ARGUS: Adaptive Rotation-Invariant Geometric Unsupervised System

TL;DR

Argus introduces a geometric, rotation-invariant framework for detecting distributional drift in high-dimensional data streams, combining theoretical invariance proofs with scalable, localized change detection methods.

Contribution

It formalizes a novel, invariant drift detection method using Voronoi tessellations, achieving O(N) complexity and high-dimensional scalability with theoretical guarantees.

Findings

Successfully detects drift under coordinate rotations.

Maintains high-dimensional structure without pairwise comparisons.

Scales to dimensions greater than 500 with product quantization.

Abstract

Detecting distributional drift in high-dimensional data streams presents fundamental challenges: global comparison methods scale poorly, projection-based approaches lose geometric structure, and re-clustering methods suffer from identity instability.
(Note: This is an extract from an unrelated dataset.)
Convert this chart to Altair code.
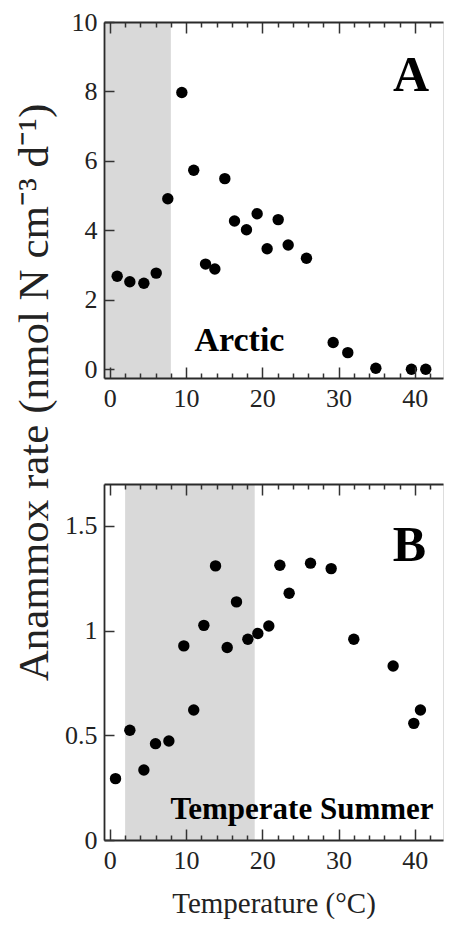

This paper introduces Argus, A framework that reconceptualizes drift detection as tracking local statistics over a fixed spatial partition of the data manifold. The key contributions are fourfold. First, it is proved that Voronoi tessellations over canonical orthonormal frames yield drift metrics that are invariant to orthogonal transformations. The rotations and reflections that preserve Euclidean geometry. Second, it is established that this framework achieves O(N) complexity per snapshot while providing cell-level spatial localization of distributional change. Third, a graph-theoretic characterization of drift propagation is developed that distinguishes coherent distributional shifts from isolated perturbations. Fourth, product quantization tessellation is introduced for scaling to very high dimensions (d>500) by decomposing the space into independent subspaces and aggregating drift signals across subspaces. This paper formalizes the theoretical foundations, proves invariance properties, and presents experimental validation demonstrating that the framework correctly identifies drift under coordinate rotation while existing methods produce false positives. The tessellated approach offers a principled geometric foundation for distribution monitoring that preserves high-dimensional structure without the computational burden of pairwise comparisons.